Winter Garden Planning
Though winter is a dormant period for many plants, it is an important time for planning and maintenance.
- Garden Planning & Seed Ordering: Assess successes/failures from past seasons; order seeds early for spring planting.
- Indoor Gardening: Grow herbs or leafy greens under grow lights inside during cold months.
- Winter Sowing Method: Start hardy seeds outdoors in protected containers during winter; natural cold stratification prepares seeds for spring germination.
- Tool Maintenance & Soil Care: Clean tools; add mulch layers over beds to prevent erosion; cover soil with tarps if heavy rains occur.
- Pruning & Training Woody Plants: Conduct dormant pruning on fruit trees or berry bushes to shape growth.
Utilizing Tools & Technology for Seasonal Planting
Modern technology complements traditional gardening wisdom:
- Gardening Apps & Software: Many apps provide customized planting calendars based on local climate data.
- Weather Forecasts & Alerts: Keep informed about sudden weather changes such as late frosts or heatwaves.
- Soil Thermometers & Moisture Sensors: Monitor real-time soil conditions to decide when to sow or irrigate.
- Row Covers & Greenhouses: Extend growing seasons by protecting plants from extreme cold or heat.

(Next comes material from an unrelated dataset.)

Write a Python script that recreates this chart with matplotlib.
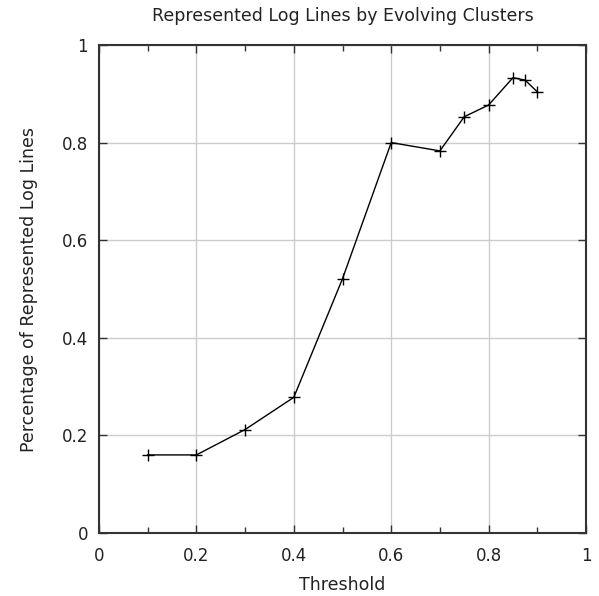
import matplotlib
matplotlib.use("Agg")
import matplotlib.pyplot as plt
from matplotlib.ticker import MultipleLocator

thresholds = [0.1, 0.2, 0.3, 0.4, 0.5, 0.6, 0.7, 0.75, 0.8, 0.85, 0.875, 0.9]
percentages = [0.16, 0.16, 0.212, 0.278, 0.521, 0.800, 0.783, 0.853, 0.877, 0.933, 0.928, 0.904]
x_ticks = [0, 0.2, 0.4, 0.6, 0.8, 1]
y_ticks = [0, 0.2, 0.4, 0.6, 0.8, 1]
x_tick_labels = ["0", "0.2", "0.4", "0.6", "0.8", "1"]
y_tick_labels = ["0", "0.2", "0.4", "0.6", "0.8", "1"]

plt.rcParams['font.family'] = ['DejaVu Sans']
fig = plt.figure(figsize=(5.99, 5.96), dpi=100)
ax = fig.add_axes([99/599, 1 - 533/596, (586 - 99)/599, (533 - 45)/596])

ax.plot(thresholds, percentages, color='black', linewidth=1.0, marker='+',
        markersize=9, markeredgewidth=1.0, zorder=3)

ax.set_xlim(0, 1)
ax.set_ylim(0, 1)
ax.set_xticks(x_ticks)
ax.set_xticklabels(x_tick_labels)
ax.set_yticks(y_ticks)
ax.set_yticklabels(y_tick_labels)
ax.xaxis.set_minor_locator(MultipleLocator(0.1))
ax.grid(True, which='major', color='#cccccc', linewidth=1.0, zorder=0)
ax.set_axisbelow(True)

ax.tick_params(which='both', direction='in', top=True, right=True,
               labelsize=12, colors='#333333', labelcolor='#222222', width=1.0)
ax.tick_params(which='major', length=6)
ax.tick_params(axis='x', which='major', pad=10)
ax.tick_params(axis='y', which='major', pad=8)
ax.tick_params(which='minor', length=4)
for s in ax.spines.values():
    s.set_color('#333333')
    s.set_linewidth(1.5)

ax.set_xlabel('Threshold', fontsize=12.5, color='#222222')
ax.xaxis.set_label_coords(0.5, (533 - 585) / 488, transform=ax.transAxes)
ax.xaxis.label.set_va('center')
ax.set_ylabel('Percentage of Represented Log Lines', fontsize=12.5, color='#222222')
ax.yaxis.set_label_coords((29 - 99) / 487, 0.5, transform=ax.transAxes)
ax.yaxis.label.set_va('center')
ax.set_title('Represented Log Lines by Evolving Clusters', fontsize=12.5,
             color='#222222', y=1 + (45 - 16) / 488, va='center', pad=0)

fig.savefig('out.png', dpi=100)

Common Mistakes When Ignoring Seasonal Changes
Ignoring seasonal cues when planning your garden can result in:
- Poor germination due to unsuitable soil temperatures
- Stunted growth caused by heat stress or frost damage
- Increased pest pressure by planting susceptible crops at wrong times
- Waste of resources in watering or fertilizing when plants are not actively growing
- Missed opportunities for successive harvests
Being seasonally aware mitigates these pitfalls.

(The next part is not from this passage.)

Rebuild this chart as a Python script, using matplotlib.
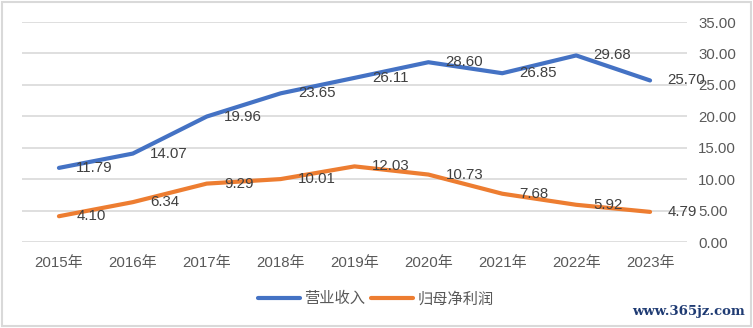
import matplotlib
matplotlib.use("Agg")
import matplotlib.pyplot as plt
from matplotlib.patches import Rectangle
from matplotlib.ticker import MultipleLocator, FormatStrFormatter

plt.rcParams['font.family'] = ['Liberation Sans', 'Noto Sans CJK SC', 'DejaVu Sans']

years = ['2015年', '2016年', '2017年', '2018年', '2019年', '2020年', '2021年', '2022年', '2023年']
revenue = [11.79, 14.07, 19.96, 23.65, 26.11, 28.60, 26.85, 29.68, 25.70]
net_profit = [4.10, 6.34, 9.29, 10.01, 12.03, 10.73, 7.68, 5.92, 4.79]
series_names = ['营业收入', '归母净利润']

W, H = 753, 328
fig = plt.figure(figsize=(W / 100, H / 100), dpi=100)
fig.patch.set_facecolor('white')

# outer frame
fig.add_artist(Rectangle((2 / W, 2 / H), (W - 4) / W, (H - 4) / H,
                         transform=fig.transFigure, fill=False,
                         edgecolor='#D9D9D9', linewidth=1.5))

ax = fig.add_axes([22 / W, (H - 242) / H, 665 / W, 220 / H])
x = list(range(len(years)))

ax.plot(x, revenue, color='#4472C4', linewidth=3, solid_capstyle='round',
        solid_joinstyle='round', label=series_names[0], zorder=3)
ax.plot(x, net_profit, color='#ED7D31', linewidth=3, solid_capstyle='round',
        solid_joinstyle='round', label=series_names[1], zorder=3)

for series in (revenue, net_profit):
    for xi, v in zip(x, series):
        ax.annotate(f'{v:.2f}', (xi, v), xytext=(12.5, 0), textcoords='offset points',
                    ha='left', va='center', fontsize=10.8, color='#404040', zorder=4)

ax.set_xlim(-0.5, len(years) - 0.5)
ax.set_ylim(0, 35)
ax.set_xticks(x)
ax.set_xticklabels(years)
ax.yaxis.set_major_locator(MultipleLocator(5))
ax.yaxis.set_major_formatter(FormatStrFormatter('%.2f'))
ax.yaxis.tick_right()
ax.tick_params(axis='y', length=0, pad=8, labelsize=10.8, labelcolor='#595959')
ax.tick_params(axis='x', length=0, pad=10, labelsize=10.8, labelcolor='#595959')
for s in ax.spines.values():
    s.set_visible(False)
ax.grid(axis='y', color='#D9D9D9', linewidth=1.2)
ax.set_axisbelow(True)

leg = fig.legend(loc='center', bbox_to_anchor=(376 / W, (H - 299) / H), ncol=2,
                 frameon=False, fontsize=11, handlelength=2.7, handletextpad=0.3,
                 columnspacing=0.4, labelcolor='#595959')

fig.text(745 / W, (H - 312) / H, 'www.365jz.com', ha='right', va='center',
         fontsize=9.5, fontweight='bold', family='DejaVu Serif', color='#1F3B73')

fig.savefig('out.png', dpi=100)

Case Study: Creating a Year-Round Vegetable Garden
Consider a gardener in USDA Zone 6 (average last frost mid-April):
- Late February–March: Start cool-season seeds indoors (lettuce, broccoli).
- Mid-April: Direct sow peas outside; transplant hardened seedlings started indoors.

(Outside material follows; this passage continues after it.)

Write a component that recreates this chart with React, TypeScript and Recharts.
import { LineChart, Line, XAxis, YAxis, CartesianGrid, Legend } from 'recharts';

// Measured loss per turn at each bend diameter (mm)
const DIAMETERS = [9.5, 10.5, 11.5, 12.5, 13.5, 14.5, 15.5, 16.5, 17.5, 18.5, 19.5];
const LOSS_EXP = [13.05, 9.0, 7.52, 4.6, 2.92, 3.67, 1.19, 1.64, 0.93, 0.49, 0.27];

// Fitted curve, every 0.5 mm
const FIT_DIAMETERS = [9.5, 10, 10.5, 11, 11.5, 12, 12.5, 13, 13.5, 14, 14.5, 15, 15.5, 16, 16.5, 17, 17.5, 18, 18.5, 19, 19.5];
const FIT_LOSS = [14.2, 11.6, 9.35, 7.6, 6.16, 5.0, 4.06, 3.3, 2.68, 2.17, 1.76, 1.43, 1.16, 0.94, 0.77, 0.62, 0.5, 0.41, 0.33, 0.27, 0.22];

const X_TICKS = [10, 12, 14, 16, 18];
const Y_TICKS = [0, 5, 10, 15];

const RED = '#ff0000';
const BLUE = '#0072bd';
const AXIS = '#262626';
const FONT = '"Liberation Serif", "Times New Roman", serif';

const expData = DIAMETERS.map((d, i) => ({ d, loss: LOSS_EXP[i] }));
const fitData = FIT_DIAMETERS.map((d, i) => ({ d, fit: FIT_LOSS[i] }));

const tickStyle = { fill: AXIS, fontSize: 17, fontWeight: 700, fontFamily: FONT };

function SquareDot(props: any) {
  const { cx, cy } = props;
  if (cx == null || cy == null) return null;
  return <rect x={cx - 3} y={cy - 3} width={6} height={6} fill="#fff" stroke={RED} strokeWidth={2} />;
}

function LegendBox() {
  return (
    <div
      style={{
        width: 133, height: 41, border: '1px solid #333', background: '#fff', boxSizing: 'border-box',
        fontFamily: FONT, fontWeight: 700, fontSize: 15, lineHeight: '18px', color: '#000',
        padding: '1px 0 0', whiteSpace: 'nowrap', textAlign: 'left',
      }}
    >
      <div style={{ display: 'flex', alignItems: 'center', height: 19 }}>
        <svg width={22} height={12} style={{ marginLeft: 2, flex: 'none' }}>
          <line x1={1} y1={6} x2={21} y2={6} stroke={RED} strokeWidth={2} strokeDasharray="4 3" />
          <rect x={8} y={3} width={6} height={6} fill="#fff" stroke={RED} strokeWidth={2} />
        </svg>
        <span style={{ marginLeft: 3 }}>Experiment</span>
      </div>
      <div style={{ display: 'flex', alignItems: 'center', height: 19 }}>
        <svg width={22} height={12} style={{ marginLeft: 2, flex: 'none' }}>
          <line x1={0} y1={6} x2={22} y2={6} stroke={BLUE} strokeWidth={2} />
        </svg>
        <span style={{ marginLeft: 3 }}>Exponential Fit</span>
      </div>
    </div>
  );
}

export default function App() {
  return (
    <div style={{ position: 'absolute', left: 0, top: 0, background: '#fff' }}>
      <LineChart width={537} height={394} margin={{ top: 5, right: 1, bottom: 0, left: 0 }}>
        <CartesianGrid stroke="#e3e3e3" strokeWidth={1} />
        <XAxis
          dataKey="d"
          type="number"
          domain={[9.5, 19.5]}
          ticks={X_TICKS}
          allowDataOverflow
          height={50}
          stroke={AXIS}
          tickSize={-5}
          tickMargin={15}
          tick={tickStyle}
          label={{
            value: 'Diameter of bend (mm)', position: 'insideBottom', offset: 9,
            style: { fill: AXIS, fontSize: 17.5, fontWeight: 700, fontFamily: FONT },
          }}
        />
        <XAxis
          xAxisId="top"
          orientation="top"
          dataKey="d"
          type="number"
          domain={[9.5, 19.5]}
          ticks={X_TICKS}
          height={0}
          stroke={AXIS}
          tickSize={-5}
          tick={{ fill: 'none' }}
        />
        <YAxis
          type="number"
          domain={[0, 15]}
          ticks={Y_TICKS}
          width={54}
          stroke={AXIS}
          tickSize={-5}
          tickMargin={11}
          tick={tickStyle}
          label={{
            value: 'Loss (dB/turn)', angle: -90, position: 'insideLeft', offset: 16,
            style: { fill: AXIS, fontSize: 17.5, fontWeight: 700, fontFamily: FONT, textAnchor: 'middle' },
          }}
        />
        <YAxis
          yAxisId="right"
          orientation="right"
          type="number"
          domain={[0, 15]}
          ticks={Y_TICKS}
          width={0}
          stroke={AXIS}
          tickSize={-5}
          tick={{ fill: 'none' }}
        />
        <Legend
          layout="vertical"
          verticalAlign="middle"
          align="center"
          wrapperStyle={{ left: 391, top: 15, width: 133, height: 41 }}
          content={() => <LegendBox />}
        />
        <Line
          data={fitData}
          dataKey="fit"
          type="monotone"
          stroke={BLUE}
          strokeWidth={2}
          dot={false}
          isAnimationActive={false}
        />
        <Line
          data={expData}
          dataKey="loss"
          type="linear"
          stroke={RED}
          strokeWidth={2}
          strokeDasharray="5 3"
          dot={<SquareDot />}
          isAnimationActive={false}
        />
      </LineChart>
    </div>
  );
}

- May–June: Transplant warm-season crops; direct sow beans after soil warms.
- July–August: Succession plant fast-growing summer crops; plant fall broccoli/greens starts late July.
- September–October: Sow root vegetables; plant garlic cloves for next year’s harvest; set cover crops after main harvests.
- November–January: Mulch heavily; prune perennials; plan next year’s crop rotation.
This approach uses each season’s strengths effectively for continuous productivity.
Conclusion
Harnessing seasonal changes is fundamental in developing an effective planting calendar that optimizes plant health and yield. By observing nature’s timing—soil warmth, frost dates, day length—and understanding climatic nuances unique to your location, you ensure that your gardening efforts align with the environment’s natural rhythms. Whether you are growing vegetables, flowers, or perennials, respecting seasonal cues leads to more resilient gardens and sustainable success.
Embrace the seasons as your gardening guide; plan ahead thoughtfully, adapt as needed with changing weather patterns, and enjoy the rewarding cycle of growth throughout the year. With patience and knowledge rooted in seasonal awareness, your garden will flourish beautifully from spring’s first buds through the quiet rest of winter.